Comment les économistes savent-ils que le téléspectateur est moins heureux à trop regarder la télé ? Parce qu’ils s’intéressent au bonheur et à ses mensurations. L’économie du bonheur est même devenue une sous-discipline académique reconnue. En simplifiant, elle propose une mesure du bien-être subjective en demandant aux individus s’ils sont dans l’ensemble satisfait de leur vie. Par exemple, sur une échelle croissante de satisfaction de 0 à 10. Elle cherche ensuite à établir comment cet indice varie selon le revenu, l’âge, le niveau d’étude, la situation familiale, le nombre d’amis, la richesse du pays, etc.

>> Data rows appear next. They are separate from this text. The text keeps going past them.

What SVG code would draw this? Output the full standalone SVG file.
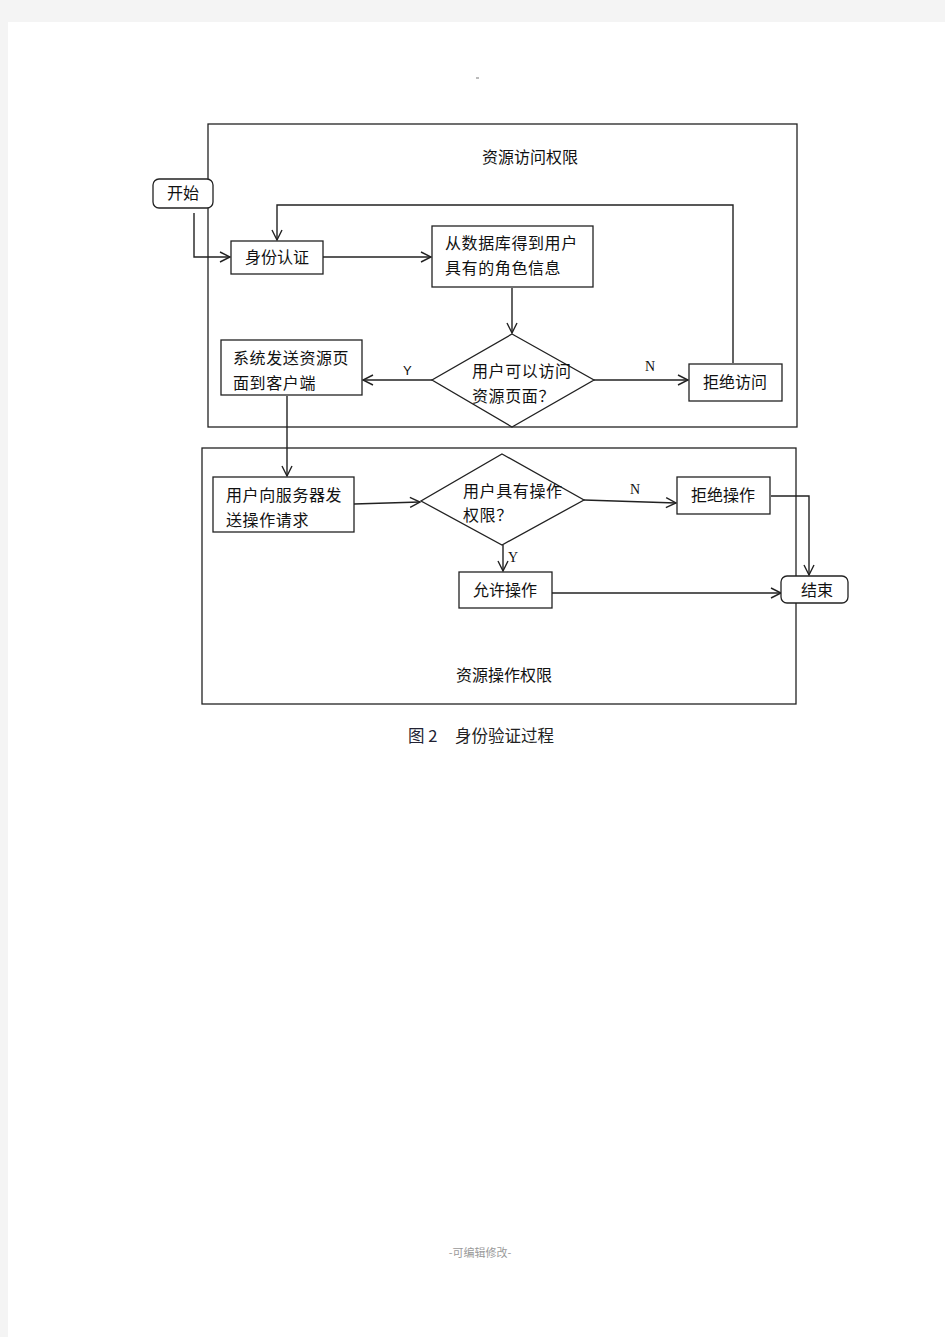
<svg xmlns="http://www.w3.org/2000/svg" width="945" height="1337" viewBox="0 0 945 1337">
<defs>
<style>
.frame{fill:none;stroke:#222;stroke-width:1.3}
.box{fill:#fff;stroke:#222;stroke-width:1.3}
.t{font-family:"Noto Sans CJK SC",sans-serif;font-size:16px;fill:#111}
.c{text-anchor:middle}
.lbl{font-family:"Liberation Serif",serif;font-size:14px;fill:#111}
.ln{fill:none;stroke:#222;stroke-width:1.4}
</style>
<marker id="arr" markerUnits="userSpaceOnUse" markerWidth="14" markerHeight="14" refX="11" refY="6" orient="auto">
<path d="M1,1 L11,6 L1,11" fill="none" stroke="#222" stroke-width="1.4"/>
</marker>
</defs>
<rect x="0" y="0" width="945" height="1337" fill="#f4f4f4"/>
<rect x="8" y="22" width="937" height="1315" fill="#fff"/>
<rect x="476" y="77" width="3" height="2" fill="#bbb"/>

<g id="frame1">
<rect class="frame" x="208" y="124" width="589" height="303"/>
<text class="t c" x="530" y="163">资源访问权限</text>
</g>
<g id="frame2">
<rect class="frame" x="202" y="448" width="594" height="256"/>
<text class="t c" x="504" y="681">资源操作权限</text>
</g>

<g id="connectors">
<polyline class="ln" points="194,213 194,257 230,257" marker-end="url(#arr)"/>
<line class="ln" x1="323" y1="257" x2="431" y2="257" marker-end="url(#arr)"/>
<line class="ln" x1="512" y1="288" x2="512" y2="333" marker-end="url(#arr)"/>
<line class="ln" x1="594" y1="380" x2="688" y2="380" marker-end="url(#arr)"/>
<polyline class="ln" points="733,363 733,205 277,205 277,240" marker-end="url(#arr)"/>
<line class="ln" x1="432" y1="380" x2="363" y2="380" marker-end="url(#arr)"/>
<line class="ln" x1="287" y1="396" x2="287" y2="476" marker-end="url(#arr)"/>
<line class="ln" x1="354" y1="504" x2="420" y2="502" marker-end="url(#arr)"/>
<line class="ln" x1="584" y1="500" x2="676" y2="503" marker-end="url(#arr)"/>
<polyline class="ln" points="771,496 809,496 809,575" marker-end="url(#arr)"/>
<line class="ln" x1="503" y1="545" x2="503" y2="571" marker-end="url(#arr)"/>
<line class="ln" x1="552" y1="593" x2="781" y2="593" marker-end="url(#arr)"/>
<text class="lbl" x="645" y="371">N</text>
<text x="403" y="375" style="font-family:'Liberation Sans',sans-serif;font-size:13px;fill:#111">Y</text>
<text class="lbl" x="630" y="494">N</text>
<text class="lbl" x="508" y="562">Y</text>
</g>

<g id="start">
<rect class="box" x="153" y="179" width="60" height="29" rx="6"/>
<text class="t c" x="183" y="199">开始</text>
</g>
<g id="auth">
<rect class="box" x="231" y="241" width="92" height="33"/>
<text class="t c" x="277" y="263">身份认证</text>
</g>
<g id="getrole">
<rect class="box" x="432" y="226" width="161" height="61"/>
<text class="t" x="445" y="249" letter-spacing="0.6">从数据库得到用户</text>
<text class="t" x="445" y="274" letter-spacing="0.6">具有的角色信息</text>
</g>
<g id="canaccess">
<polygon class="box" points="512,334 594,380 512,427 432,380"/>
<text class="t" x="472" y="377" letter-spacing="0.6">用户可以访问</text>
<text class="t" x="472" y="402" letter-spacing="0.6">资源页面？</text>
</g>
<g id="deny">
<rect class="box" x="689" y="364" width="93" height="37"/>
<text class="t c" x="735" y="388">拒绝访问</text>
</g>
<g id="sendpage">
<rect class="box" x="221" y="340" width="141" height="55"/>
<text class="t" x="233" y="364" letter-spacing="0.6">系统发送资源页</text>
<text class="t" x="233" y="389" letter-spacing="0.6">面到客户端</text>
</g>
<g id="request">
<rect class="box" x="213" y="477" width="141" height="55"/>
<text class="t" x="226" y="501" letter-spacing="0.6">用户向服务器发</text>
<text class="t" x="226" y="526" letter-spacing="0.6">送操作请求</text>
</g>
<g id="hasperm">
<polygon class="box" points="502,454 584,500 502,545 421,501"/>
<text class="t" x="463" y="497" letter-spacing="0.6">用户具有操作</text>
<text class="t" x="463" y="521" letter-spacing="0.6">权限？</text>
</g>
<g id="denyop">
<rect class="box" x="677" y="477" width="93" height="37"/>
<text class="t c" x="723" y="501">拒绝操作</text>
</g>
<g id="allow">
<rect class="box" x="459" y="572" width="93" height="36"/>
<text class="t c" x="505" y="596">允许操作</text>
</g>
<g id="end">
<rect class="box" x="781" y="576" width="67" height="27" rx="6"/>
<text class="t c" x="817" y="596">结束</text>
</g>

<g id="caption">
<text x="408" y="742" style="font-family:'Noto Sans CJK SC',sans-serif;font-size:16.5px;fill:#223">图 2</text>
<text x="455" y="742" style="font-family:'Noto Sans CJK SC',sans-serif;font-size:16.5px;fill:#222">身份验证过程</text>
</g>
<text x="480" y="1257" text-anchor="middle" style="font-family:'Noto Sans CJK SC',sans-serif;font-size:11px;fill:#999">-可编辑修改-</text>
</svg>
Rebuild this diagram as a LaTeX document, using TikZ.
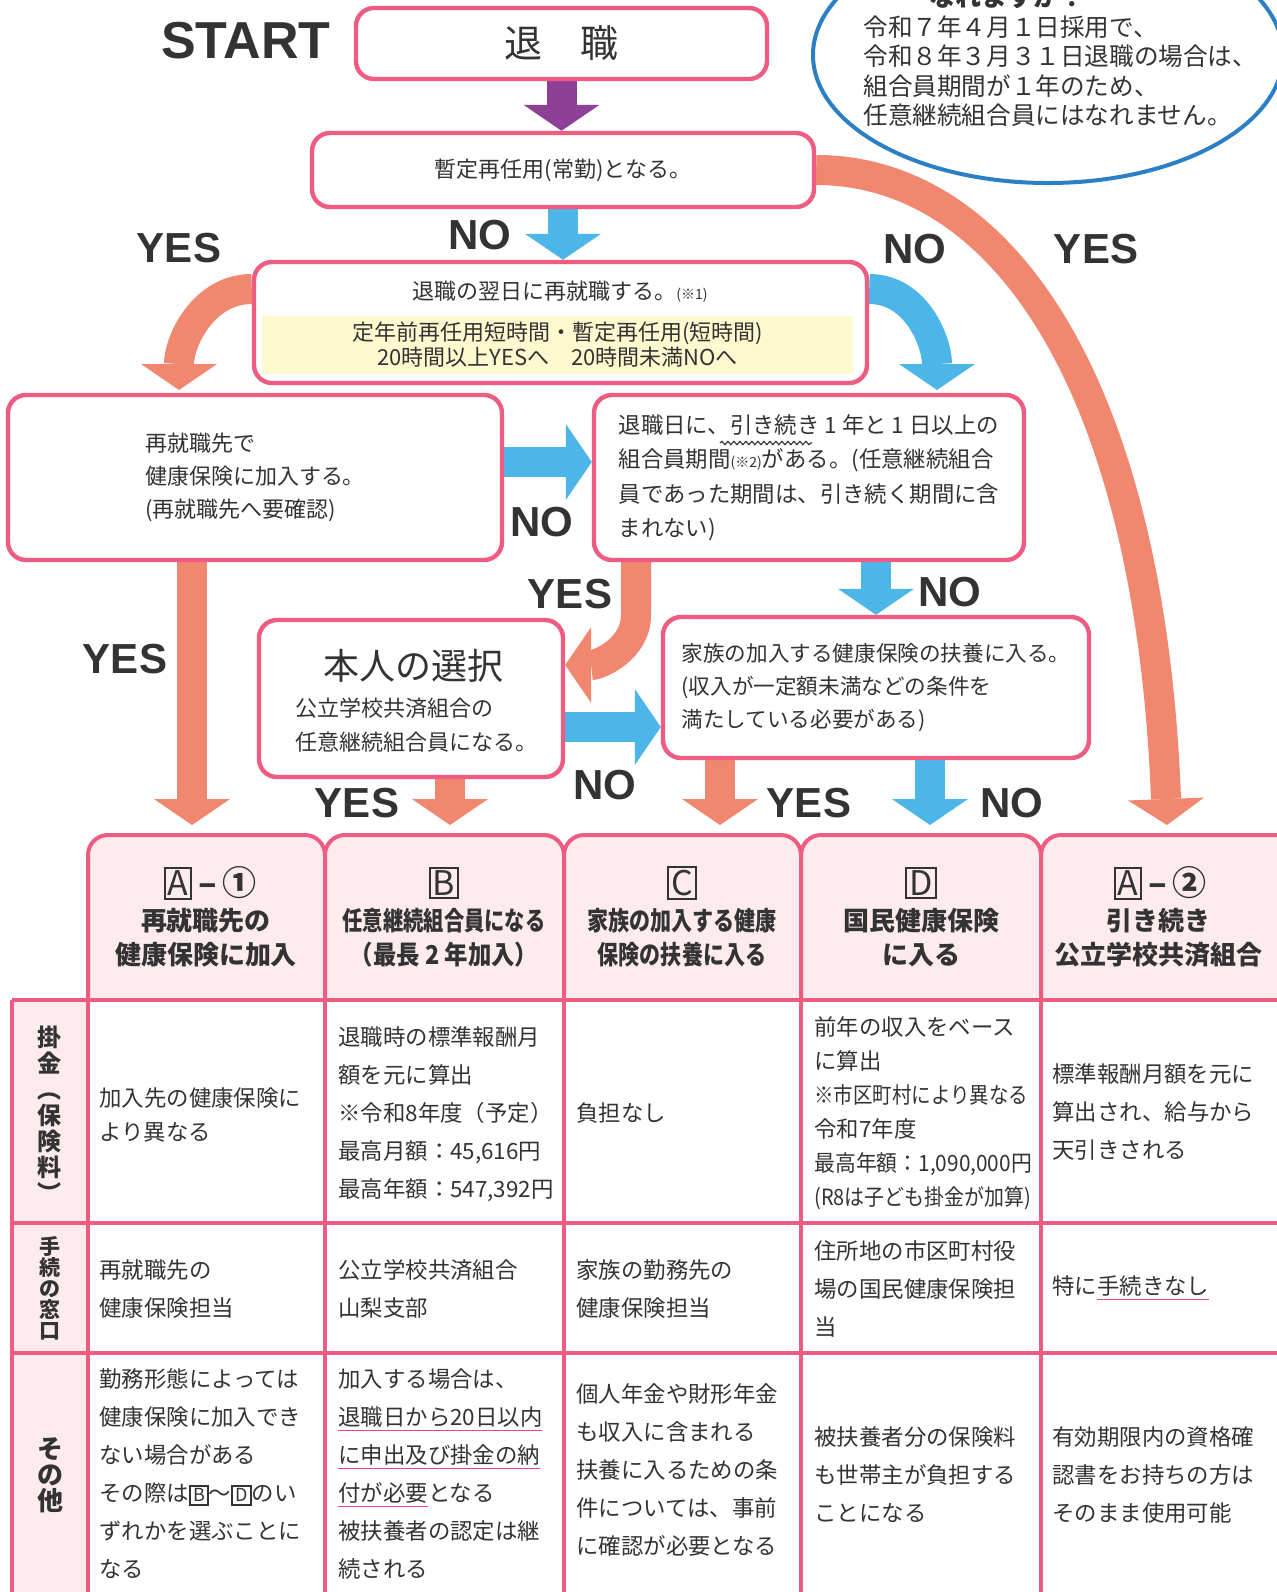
\documentclass[tikz,border=0pt]{standalone}
\usepackage{fontspec}
\setmainfont{Noto Sans CJK JP}
\newfontfamily\latinbold{Liberation Sans}
\usepackage{xcolor}
\usetikzlibrary{arrows.meta,shapes.geometric,decorations.pathmorphing,backgrounds}

\definecolor{pinkline}{HTML}{EE5C82}
\definecolor{salmon}{HTML}{F2876F}
\definecolor{skyblue}{HTML}{4DB6E8}
\definecolor{grape}{HTML}{8E3F96}
\definecolor{paleyellow}{HTML}{FFF9CF}
\definecolor{palepink}{HTML}{FDEBEE}
\definecolor{ovalblue}{HTML}{2B80C5}
\definecolor{ink}{HTML}{333333}
\definecolor{ulpink}{HTML}{E8409A}

\newcommand\bx[1]{{\setlength\fboxsep{1pt}\setlength\fboxrule{1pt}\fbox{#1}}}
\newcommand\pul[1]{\textcolor{ulpink}{\underline{\textcolor{ink}{#1}}}}
\newcommand\narrow[2]{\scalebox{#1}[1]{#2}}

\begin{document}
\begin{tikzpicture}[x=0.5pt,y=-0.5pt,>={Triangle[length=13pt,width=38pt,line width=0pt]}]
  \tikzstyle{flow}=[draw=pinkline, line width=2.2pt, rounded corners=9pt, fill=white, text=ink]
  \tikzstyle{yn}=[text=ink, inner sep=0pt, font=\latinbold\bfseries\fontsize{21}{21}\selectfont]
  \tikzstyle{fatO}=[->, draw=salmon, line width=15pt]
  \tikzstyle{fatB}=[->, draw=skyblue, line width=15pt]
  \tikzstyle{cell}=[anchor=west, align=left, inner sep=0pt, text=ink, font=\fontsize{11.2}{19}\selectfont]
  \tikzstyle{side}=[align=center, inner sep=0pt, text=ink]
  \tikzstyle{head}=[align=center, inner sep=0pt, text=ink, font=\bfseries\fontsize{13}{17}\selectfont]
  \tikzstyle{key}=[inner sep=0pt, text=ink, font=\fontsize{17}{17}\selectfont]
  \tikzstyle{tab}=[draw=pinkline, fill=palepink, line width=2pt, rounded corners=10pt]
  \tikzstyle{grid}=[draw=pinkline, line width=2pt]

  \useasboundingbox (0,0) rectangle (1276,1592);

  % flow chart
  \node[flow, minimum width=205.5pt, minimum height=35.5pt, font=\fontsize{19}{19}\selectfont] (retire) at (561.5,43.5) {退\hspace{1em}職};
  \node[flow, minimum width=251pt, minimum height=37pt, font=\fontsize{11}{11}\selectfont] (rehire) at (563,170) {暫定再任用(常勤)となる。};
  \node[flow, minimum width=306.5pt, minimum height=60.5pt] (nextday) at (560.5,322.5) {};
  \node[text=ink, font=\fontsize{11}{11}\selectfont] (nextdayT) at (560,292) {退職の翌日に再就職する。{\fontsize{7}{7}\selectfont(※1)}};
  \node[fill=paleyellow, minimum width=295.5pt, minimum height=28pt, align=center, text=ink, font=\fontsize{11}{12.5}\selectfont] (hours) at (557.5,345) {定年前再任用短時間・暫定再任用(短時間)\\20時間以上YESへ\quad 20時間未満NOへ};
  \node[flow, minimum width=247pt, minimum height=82.5pt, align=left, font=\fontsize{11}{16.5}\selectfont] (joinjob) at (255,477.5) {再就職先で\\健康保険に加入する。\\(再就職先へ要確認)};
  \node[flow, minimum width=215pt, minimum height=82.5pt, align=left, font=\fontsize{11.2}{17.25}\selectfont] (member) at (809,477.5) {退職日に、引き続き 1 年と 1 日以上の\\組合員期間{\fontsize{7}{7}\selectfont(※2)}がある。(任意継続組合\\員であった期間は、引き続く期間に含\\まれない)};
  \draw[ink, line width=0.6pt, decorate, decoration={snake, amplitude=0.8pt, segment length=3pt}] (720,443) -- (812,443);
  \node[flow, minimum width=152pt, minimum height=78.5pt] (choice) at (411,698.5) {};
  \node[text=ink, inner sep=0pt, font=\fontsize{18}{18}\selectfont] (choiceT) at (413,666) {本人の選択};
  \node[anchor=west, align=left, inner sep=0pt, text=ink, font=\fontsize{11}{17}\selectfont] (choiceS) at (295,725) {公立学校共済組合の\\任意継続組合員になる。};
  \node[flow, minimum width=213pt, minimum height=70.5pt, align=left, font=\fontsize{10.8}{16.5}\selectfont] (family) at (876,687.5) {家族の加入する健康保険の扶養に入る。\\(収入が一定額未満などの条件を\\満たしている必要がある)};

  \node[ellipse, draw=ovalblue, line width=2pt, minimum width=235pt, minimum height=128pt] (oval) at (1048,55) {};
  \node[text=ink, inner sep=0pt, font=\bfseries\fontsize{13}{13}\selectfont] (ovalQ) at (1007,-3) {なれますか？};
  \node[anchor=west, align=left, inner sep=0pt, text=ink, font=\fontsize{12.3}{14.7}\selectfont] (ovalT) at (863,71) {令和７年４月１日採用で、\\令和８年３月３１日退職の場合は、\\組合員期間が１年のため、\\任意継続組合員にはなれません。};

  \node[yn, font=\latinbold\bfseries\fontsize{26}{26}\selectfont] (start) at (246,41) {START};
  \node[yn] (no1) at (480,235) {NO};
  \node[yn] (yes1) at (179,248) {YES};
  \node[yn] (no2) at (915,249) {NO};
  \node[yn] (yes2) at (1096,249) {YES};
  \node[yn] (no3) at (542,522) {NO};
  \node[yn] (yes3) at (570,594) {YES};
  \node[yn] (no4) at (950,592) {NO};
  \node[yn] (yes4) at (125,659) {YES};
  \node[yn] (no5) at (605,785) {NO};
  \node[yn] (yes5) at (357,803) {YES};
  \node[yn] (yes6) at (809,803) {YES};
  \node[yn] (no6) at (1012,803) {NO};

  \coordinate (toA1) at (192,825);
  \coordinate (toB) at (450,825);
  \coordinate (toC) at (720,825);
  \coordinate (toD) at (930,825);
  \coordinate (toA2) at (1167,825);

  \begin{scope}[on background layer]
    \fill[white] (0,0) rectangle (1276,1592);
    \draw[->, draw=grape, line width=15pt] (retire.south) -- (retire.south |- rehire.north);
    \draw[fatB] (rehire.south) -- (rehire.south |- nextday.north);
    \draw[fatO] (nextday.west |- 0,289) to[out=180,in=90] (179,390);
    \draw[fatB] (nextday.east |- 0,289) to[out=0,in=90] (937,390);
    \draw[fatO] (rehire.east) .. controls (1000,170) and (1150,380) .. (toA2);
    \draw[fatB] (joinjob.east |- 0,462) -- (member.west |- 0,462);
    \draw[fatO] (member.south -| 636,0) -- (636,615) to[out=-90,in=0] (choice.east |- 0,665);
    \draw[fatB] (family.north |- member.south) -- (family.north);
    \draw[fatB] (choice.east |- 0,727) -- (family.west |- 0,727);
    \draw[fatO] (joinjob.south -| toA1) -- (toA1);
    \draw[fatO] (choice.south -| toB) -- (toB);
    \draw[fatO] (family.south -| toC) -- (toC);
    \draw[fatB] (family.south -| toD) -- (toD);
  \end{scope}

  % table
  \filldraw[tab] (88,1000) -- (88,835) -- (325,835) -- (325,1000);
  \filldraw[tab] (325,1000) -- (325,835) -- (564,835) -- (564,1000);
  \filldraw[tab] (564,1000) -- (564,835) -- (801,835) -- (801,1000);
  \filldraw[tab] (801,1000) -- (801,835) -- (1041,835) -- (1041,1000);
  \filldraw[tab] (1041,1000) -- (1041,835) -- (1310,835) -- (1310,1000);
  \fill[palepink] (12,1000) rectangle (88,1600);
  \draw[grid] (12,1000) -- (1290,1000) (12,1223) -- (1290,1223) (12,1353) -- (1290,1353);
  \draw[grid] (12,1000) -- (12,1600) (88,1000) -- (88,1600) (325,1000) -- (325,1600)
    (564,1000) -- (564,1600) (801,1000) -- (801,1600) (1041,1000) -- (1041,1600);

  \node[key] (keyA1) at (210,883) {\bx{A}\,\textbf{–}\,\textbf{①}};
  \node[key] (keyB) at (444,883) {\bx{B}};
  \node[key] (keyC) at (682,883) {\bx{C}};
  \node[key] (keyD) at (921,883) {\bx{D}};
  \node[key] (keyA2) at (1160,883) {\bx{A}\,\textbf{–}\,\textbf{②}};
  \node[head] (headA1) at (206,938) {再就職先の\\健康保険に加入};
  \node[head] (headB) at (444,938) {\narrow{0.78}{任意継続組合員になる}\\\narrow{0.9}{（最長 2 年加入）}};
  \node[head] (headC) at (682,938) {\narrow{0.81}{家族の加入する健康}\\\narrow{0.81}{保険の扶養に入る}};
  \node[head] (headD) at (921,938) {国民健康保険\\に入る};
  \node[head] (headA2) at (1158,938) {引き続き\\公立学校共済組合};

  \node[side, font=\bfseries\fontsize{12}{13}\selectfont] (sideFee) at (50,1114) {掛\\金\\︵\\保\\険\\料\\︶};
  \node[side, font=\bfseries\fontsize{10.5}{10.5}\selectfont] (sideDesk) at (50,1288) {手\\続\\の\\窓\\口};
  \node[side, font=\bfseries\fontsize{13}{13}\selectfont] (sideEtc) at (50,1475) {そ\\の\\他};

  \node[cell, font=\fontsize{11.2}{17}\selectfont] (feeA1) at (99,1115) {加入先の健康保険に\\より異なる};
  \node[cell] (feeB) at (338,1114) {退職時の標準報酬月\\額を元に算出\\※令和8年度（予定）\\最高月額：45,616円\\最高年額：547,392円};
  \node[cell] (feeC) at (576,1113) {負担なし};
  \node[cell, font=\fontsize{11.2}{17}\selectfont] (feeD) at (814,1113) {前年の収入をベース\\に算出\\\narrow{0.87}{※市区町村により異なる}\\令和7年度\\\narrow{0.93}{最高年額：1,090,000円}\\\narrow{0.89}{(R8は子ども掛金が加算)}};
  \node[cell] (feeA2) at (1052,1112) {標準報酬月額を元に\\算出され、給与から\\天引きされる};

  \node[cell] (deskA1) at (99,1289) {再就職先の\\健康保険担当};
  \node[cell] (deskB) at (338,1289) {公立学校共済組合\\山梨支部};
  \node[cell] (deskC) at (576,1289) {家族の勤務先の\\健康保険担当};
  \node[cell] (deskD) at (814,1289) {住所地の市区町村役\\場の国民健康保険担\\当};
  \node[cell] (deskA2) at (1052,1288) {特に\pul{手続きなし}};

  \node[cell] (etcA1) at (99,1474) {勤務形態によっては\\健康保険に加入でき\\ない場合がある\\その際は{\fontsize{9}{9}\selectfont\bx{B}}～{\fontsize{9}{9}\selectfont\bx{D}}のい\\ずれかを選ぶことに\\なる};
  \node[cell] (etcB) at (338,1474) {加入する場合は、\\\pul{退職日から20日以内}\\\pul{に申出及び掛金の納}\\\pul{付が必要}となる\\被扶養者の認定は継\\続される};
  \node[cell] (etcC) at (576,1470) {個人年金や財形年金\\も収入に含まれる\\扶養に入るための条\\件については、事前\\に確認が必要となる};
  \node[cell] (etcD) at (814,1475) {被扶養者分の保険料\\も世帯主が負担する\\ことになる};
  \node[cell] (etcA2) at (1052,1475) {有効期限内の資格確\\認書をお持ちの方は\\そのまま使用可能};
\end{tikzpicture}
\end{document}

Dans un article intitulé « Does Watching TV Make Us Happy ? » (La télévision nous rend-elle heureux ?), trois économistes de l’Université de Zurich ont eu l’idée d’introduire le temps passé à regarder la télévision parmi les variables explicatives de la satisfaction de la vie. Leurs données portent sur près de 50 000 individus répartis dans 22 pays européens.

Ils montrent, sur la base de l’échelle de satisfaction exprimée de 0 à 10, que les gros consommateurs de télévision (plus de 2,5 heures par jour) se caractérisent par une baisse de satisfaction de 0,2 par rapport à ceux qui regardent peu la télévision (moins de 30 minutes par jour). Pour donner un point de comparaison, cette baisse relative de satisfaction représente un peu plus du tiers de celle observée pour les personnes seules par rapport à celles en couple, ou encore le cinquième de celle observée pour les personnes au chômage par rapport à celles qui ont du travail. La baisse de satisfaction de la vie de 0,2 pour les gros consommateurs de télé n’est donc pas anecdotique.